Hear about the collection of Equal Pay bills championed by 9to5 Colorado, and our success so far!
Reposted from The Denver Post
By Joey Bunch
House Democrats gave initial approval to the first of three equal pay bills Tuesday, but Republicans argued there are already plenty of laws on the books aimed at ensuring women earn the same as their male counterparts.
Democratic Reps. Jessie Danielson of Wheat Ridge and Janet Buckner of Aurora said the state has to lead by example by passing their bill to require any company that bids on state contracts meet equal-pay standards. The bill still needs a roll call vote in the Democrat-led House before moving to the Republican-held Senate, where it’s likely headed for the graveyard of well-intended legislation.
Democrats have two more equal pay bills in the hopper. House Bill 1156 would give every employee the right to discuss his or her wages. House Bill 1166, sponsored by Danielson and Rep.

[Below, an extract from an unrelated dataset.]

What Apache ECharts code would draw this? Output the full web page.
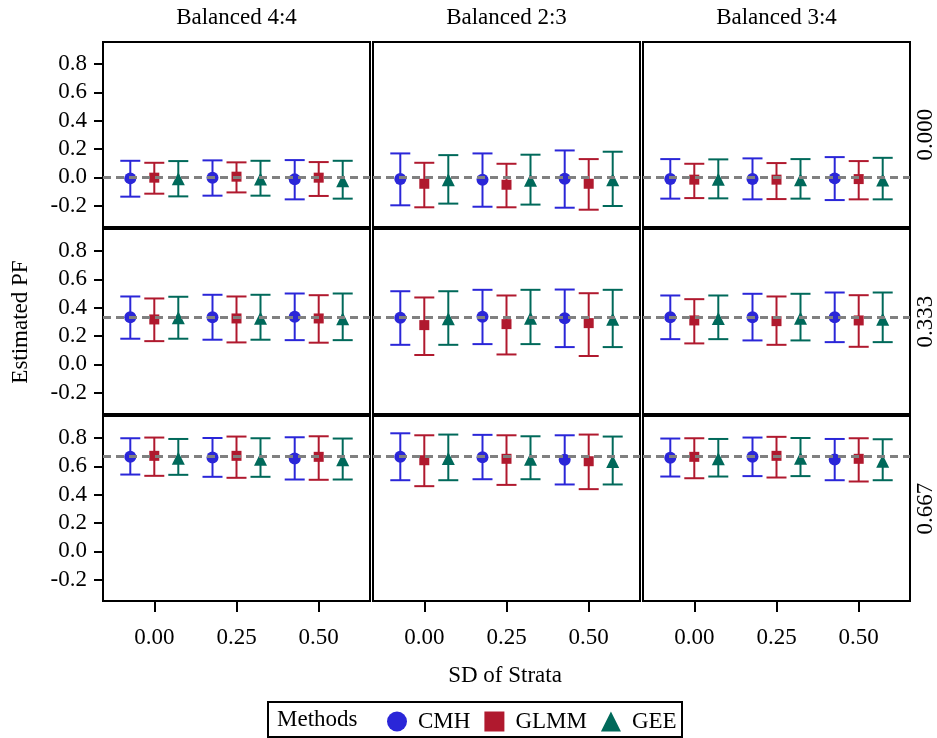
<!DOCTYPE html>
<html>
<head>
<meta charset="utf-8">
<script src="https://cdn.jsdelivr.net/npm/echarts@6/dist/echarts.min.js"></script>
<style>
html,body{margin:0;padding:0;background:#fff;}
#chart{width:937px;height:738px;}
</style>
</head>
<body>
<div id="chart"></div>
<script>
// ---- data ----
const sdLevels = [0, 0.25, 0.5];
const designLabels = ['Balanced 4:4', 'Balanced 2:3', 'Balanced 3:4'];
const pfLabels = ['0.000', '0.333', '0.667'];
const pfTrue = [0, 0.333, 0.667];
const methodNames = ['CMH', 'GLMM', 'GEE'];
const yTicks = [-0.2, 0, 0.2, 0.4, 0.6, 0.8];

// [pfRow][design][sdLevel]
const cmhEst = [
  [[-0.007, -0.002, -0.014], [-0.012, -0.016, -0.009], [-0.012, -0.012, -0.007]],
  [[0.333, 0.333, 0.336], [0.329, 0.336, 0.326], [0.333, 0.333, 0.333]],
  [[0.667, 0.662, 0.655], [0.667, 0.664, 0.646], [0.660, 0.667, 0.648]]
];
const cmhLow = [
  [[-0.136, -0.129, -0.155], [-0.197, -0.207, -0.214], [-0.150, -0.155, -0.160]],
  [[0.181, 0.174, 0.171], [0.138, 0.143, 0.122], [0.178, 0.169, 0.157]],
  [[0.542, 0.526, 0.507], [0.502, 0.509, 0.472], [0.528, 0.531, 0.502]]
];
const cmhUp = [
  [[0.117, 0.120, 0.122], [0.169, 0.169, 0.190], [0.129, 0.134, 0.143]],
  [[0.479, 0.491, 0.500], [0.516, 0.526, 0.528], [0.486, 0.498, 0.507]],
  [[0.798, 0.800, 0.805], [0.833, 0.822, 0.819], [0.796, 0.803, 0.793]]
];
const glmmEst = [
  [[-0.002, 0.005, -0.002], [-0.045, -0.052, -0.045], [-0.016, -0.016, -0.012]],
  [[0.317, 0.324, 0.324], [0.277, 0.284, 0.291], [0.310, 0.305, 0.310]],
  [[0.674, 0.674, 0.667], [0.643, 0.653, 0.636], [0.667, 0.674, 0.653]]
];
const glmmLow = [
  [[-0.115, -0.106, -0.131], [-0.211, -0.211, -0.228], [-0.146, -0.153, -0.155]],
  [[0.164, 0.155, 0.153], [0.066, 0.070, 0.059], [0.148, 0.138, 0.124]],
  [[0.533, 0.519, 0.505], [0.460, 0.469, 0.439], [0.516, 0.521, 0.493]]
];
const glmmUp = [
  [[0.103, 0.106, 0.108], [0.103, 0.096, 0.129], [0.096, 0.101, 0.115]],
  [[0.465, 0.479, 0.488], [0.472, 0.486, 0.502], [0.460, 0.479, 0.488]],
  [[0.803, 0.810, 0.812], [0.819, 0.819, 0.824], [0.798, 0.808, 0.798]]
];
const geeEst = [
  [[-0.010, -0.012, -0.023], [-0.016, -0.021, -0.016], [-0.014, -0.016, -0.019]],
  [[0.329, 0.326, 0.322], [0.322, 0.326, 0.319], [0.324, 0.326, 0.319]],
  [[0.657, 0.650, 0.646], [0.655, 0.650, 0.634], [0.653, 0.657, 0.636]]
];
const geeLow = [
  [[-0.134, -0.129, -0.150], [-0.185, -0.192, -0.202], [-0.148, -0.150, -0.155]],
  [[0.181, 0.174, 0.171], [0.138, 0.143, 0.122], [0.178, 0.169, 0.157]],
  [[0.540, 0.526, 0.507], [0.502, 0.509, 0.472], [0.528, 0.531, 0.502]]
];
const geeUp = [
  [[0.115, 0.117, 0.117], [0.157, 0.160, 0.181], [0.127, 0.129, 0.138]],
  [[0.477, 0.491, 0.500], [0.516, 0.526, 0.526], [0.486, 0.498, 0.507]],
  [[0.793, 0.798, 0.796], [0.824, 0.812, 0.810], [0.793, 0.800, 0.791]]
];

// ---- styling ----
const FONT = '"Liberation Serif", "Times New Roman", serif';
const FS = 23;
const methodStyle = [
  { color: '#2A26D8', symbol: 'circle', size: 12, dx: -24 },
  { color: '#B0192E', symbol: 'rect', size: 10, dx: 0 },
  { color: '#00695A', symbol: 'triangle', size: 13, dx: 24 }
];
const methodData = [
  { est: cmhEst, low: cmhLow, up: cmhUp },
  { est: glmmEst, low: glmmLow, up: glmmUp },
  { est: geeEst, low: geeLow, up: geeUp }
];

const colLeft = [103, 373, 643];
const rowTop = [42, 229, 416];
const panelW = 267, panelH = 185;

const grids = [], xAxes = [], yAxes = [], series = [];

for (let r = 0; r < 3; r++) {
  for (let c = 0; c < 3; c++) {
    const i = r * 3 + c;
    grids.push({
      left: colLeft[c], top: rowTop[r], width: panelW, height: panelH,
      show: true, borderColor: '#000', borderWidth: 2, backgroundColor: '#fff'
    });
    xAxes.push({
      type: 'value', gridIndex: i, min: -0.156, max: 0.656, position: 'bottom',
      axisLine: { show: false, onZero: false }, splitLine: { show: false },
      axisTick: { show: r === 2, customValues: sdLevels, length: 11, lineStyle: { color: '#000', width: 2 } },
      axisLabel: { show: r === 2, customValues: sdLevels, formatter: v => Number(v).toFixed(2),
        margin: 25, fontSize: FS, fontFamily: FONT, color: '#000' }
    });
    yAxes.push({
      type: 'value', gridIndex: i, min: -0.35, max: 0.955, position: 'left',
      axisLine: { show: false, onZero: false }, splitLine: { show: false },
      axisTick: { show: c === 0, customValues: yTicks, length: 9, lineStyle: { color: '#000', width: 2 } },
      axisLabel: { show: c === 0, customValues: yTicks, formatter: v => Number(v).toFixed(1),
        margin: 16, fontSize: FS, fontFamily: FONT, color: '#000' }
    });
    for (let m = 0; m < 3; m++) {
      const st = methodStyle[m];
      const d = methodData[m];
      series.push({
        type: 'custom', name: methodNames[m], xAxisIndex: i, yAxisIndex: i, z: 2,
        itemStyle: { color: st.color },
        data: sdLevels.map((sd, k) => [sd, d.low[r][c][k], d.up[r][c][k]]),
        encode: { x: 0, y: [1, 2] },
        renderItem: (function (dx, color) {
          return function (params, api) {
            const pLo = api.coord([api.value(0), api.value(1)]);
            const pHi = api.coord([api.value(0), api.value(2)]);
            const cx = pLo[0] + dx, half = 10;
            const s = { stroke: color, lineWidth: 2 };
            return {
              type: 'group', children: [
                { type: 'line', shape: { x1: cx, y1: pLo[1], x2: cx, y2: pHi[1] }, style: s },
                { type: 'line', shape: { x1: cx - half, y1: pLo[1], x2: cx + half, y2: pLo[1] }, style: s },
                { type: 'line', shape: { x1: cx - half, y1: pHi[1], x2: cx + half, y2: pHi[1] }, style: s }
              ]
            };
          };
        })(st.dx, st.color)
      });
      series.push({
        type: 'scatter', name: methodNames[m], xAxisIndex: i, yAxisIndex: i, z: 3,
        symbol: st.symbol, symbolSize: st.size, symbolOffset: [st.dx, 0],
        itemStyle: { color: st.color, opacity: 1 },
        data: sdLevels.map((sd, k) => [sd, d.est[r][c][k]])
      });
    }
    series.push({
      type: 'line', xAxisIndex: i, yAxisIndex: i, z: 5, data: [],
      markLine: {
        silent: true, symbol: 'none', animation: false,
        label: { show: false },
        lineStyle: { color: '#808080', type: [8, 5], width: 3 },
        data: [{ yAxis: pfTrue[r] }]
      }
    });
  }
}

const graphics = [];
designLabels.forEach((t, c) => {
  graphics.push({ type: 'text', x: colLeft[c] + panelW / 2, y: 18,
    style: { text: t, font: FS + 'px ' + FONT, fill: '#000', align: 'center', verticalAlign: 'middle' } });
});
pfLabels.forEach((t, r) => {
  graphics.push({ type: 'text', x: 926, y: rowTop[r] + panelH / 2, rotation: Math.PI / 2,
    style: { text: t, font: FS + 'px ' + FONT, fill: '#000', align: 'center', verticalAlign: 'middle' } });
});
graphics.push({ type: 'text', x: 21, y: 322, rotation: Math.PI / 2,
  style: { text: 'Estimated PF', font: FS + 'px ' + FONT, fill: '#000', align: 'center', verticalAlign: 'middle' } });
graphics.push({ type: 'text', x: 505, y: 676,
  style: { text: 'SD of Strata', font: FS + 'px ' + FONT, fill: '#000', align: 'center', verticalAlign: 'middle' } });
graphics.push({ type: 'rect', shape: { x: 268, y: 702, width: 414, height: 35 },
  style: { fill: 'none', stroke: '#000', lineWidth: 2 } });
graphics.push({ type: 'text', x: 277, y: 720,
  style: { text: 'Methods', font: FS + 'px ' + FONT, fill: '#000', align: 'left', verticalAlign: 'middle' } });

const option = {
  animation: false,
  backgroundColor: '#fff',
  grid: grids,
  xAxis: xAxes,
  yAxis: yAxes,
  series: series,
  legend: {
    left: 387, top: 710, padding: 0, itemWidth: 20, itemHeight: 20, itemGap: 14,
    selectedMode: false,
    textStyle: { fontSize: FS, fontFamily: FONT, color: '#000', padding: [0, 0, 0, 6] },
    data: methodNames.map((n, m) => ({ name: n, icon: methodStyle[m].symbol, itemStyle: { color: methodStyle[m].color } }))
  },
  graphic: graphics
};

const chart = echarts.init(document.getElementById('chart'), null, { renderer: 'canvas' });
chart.setOption(option);
</script>
</body>
</html>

Joe Salazar from Thornton, would block employers from asking about salary history,which passed out of committee on a 10-3 bipartisan vote Tuesday afternoon.
Republicans on the House floor Monday said they are all for equal pay, but passing more laws on top of existing state and federal non-discrimination laws seems like a waste of time and a burden on small business.
“This is nothing new,” said Rep. Polly Lawrence, a Republican from Douglas County. “These (bills) are addressing issues that already are illegal in this country. This bill is not adding anything new to our statutes, except it’s adding another piece of paper, another burden of regulation on our contractors to pass through to their subcontractors.
“The vast majority of companies in our state comply with wage laws. I’m not going to say 100 percent, because we always have bad apples.”
Rep. Cole Wist, a Republican from Centennial, said the state-contracts bill added no new standard for equal pay but collected data that opposing attorneys and business competition could use against employers.
Democrats argued that it is a matter of principle. Rep. Rhonda Fields, a Democrat from Aurora, said requiring pay data from state contractors is a vehicle to find unequal treatment.
“It gives us an opportunity to take responsibility to say we’re not going to surrender to any inequity, any unfair practices in the state of Colorado,” she said. “If we see something wrong, we’re going to say something about it and we’re going to correct it.”
Buckner agreed most employers are following the law, but data still shows women earn 80 cents for every dollar a while male earns, and the numbers are even worse for minority women.
“African-American women make 63.6 cents on the dollar for what a white, non-Hispanic man makes,” she argued. “Latino women make less than that. Yes, a lot of companies are doing the right thing, but for those companies who are not, it’s not fair to those employees, be it men or women, to not be paid fairly, so someone is obviously is not doing what they’re supposed to do.”
Danielson said her bill is an important step in the right direction and a matter of accountability to taxpayers.
“Will this bill alone bridge the wage gap? The answer is no, this bill alone will not bridge the wage gap,” she said. “… But it is one piece of the puzzle put together that will help. It is one small step that we as legislators can take to ensure the public that when the state of Colorado is doing business with your hard-earned taxpayer dollars you can feel comfortable that those companies are companies that treat their employees fairly.”